While tourists snap photos of the Golden Gate bridge, Stern stands in the wind, underneath the bridge, pointing his camera down at the water below.
“These porpoises are in the foreground, and San Francisco is in the background. That’s just so cool.”
He’ll compare photos from today to others in a database to see if the porpoises are ones they’ve identified previously or are new visitors to San Francisco Bay.
The Bay is full of porpoises. Stern says he once saw a school of 25, and he’s counted up to 100 in an hour. This is really big news. From the 1940s until the early 2000s, porpoises didn’t come inside the Golden Gate at all, mainly because of an underwater net that was put up under the bridge during World War II to prevent submarine attacks. The bay also used to be extremely dirty. So Stern says it’s a good sign the porpoises are back.

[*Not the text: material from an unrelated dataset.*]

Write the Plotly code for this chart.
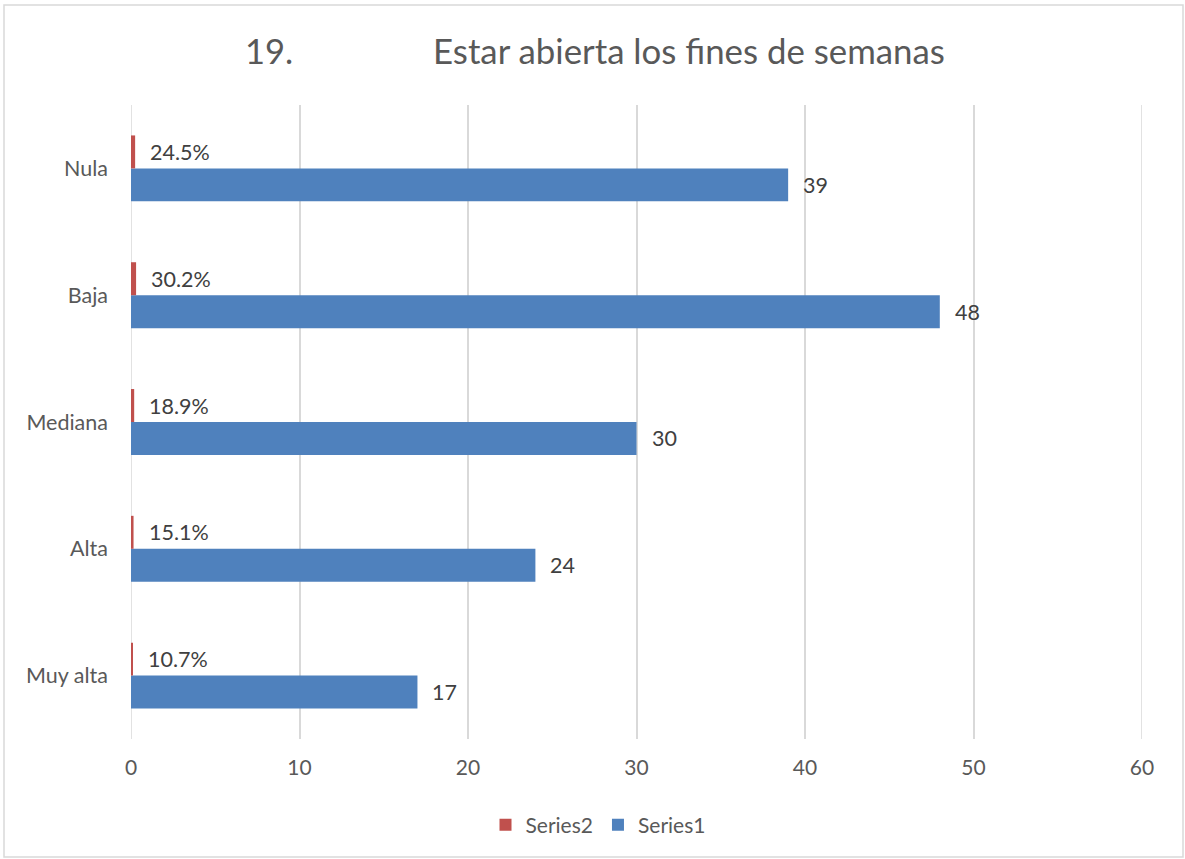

“It's an indication that the coastal waters and San Francisco Bay are more productive,” he says.
The Bay and the coastal ocean are connected, which is why Stern thinks it’s just as important to study and record sightings of porpoises frolicking in the Bay’s currents as it is to note the dead whales that wash up this year. He says we can look at large animals like whales as barometers of the ecologies they live in.
“We have to use animals like whales and birds as proxies simply because they are so big. When there’s a die-off event, you can’t miss it.”
And Stern says this is kind of a big deal.
“We should be concerned about that because this is our backyard. What goes on in our coastal waters affects us, what goes on in the Bay affects us.”
Stern’s research shows how the ocean connects us all, from the smallest algae to the largest whale.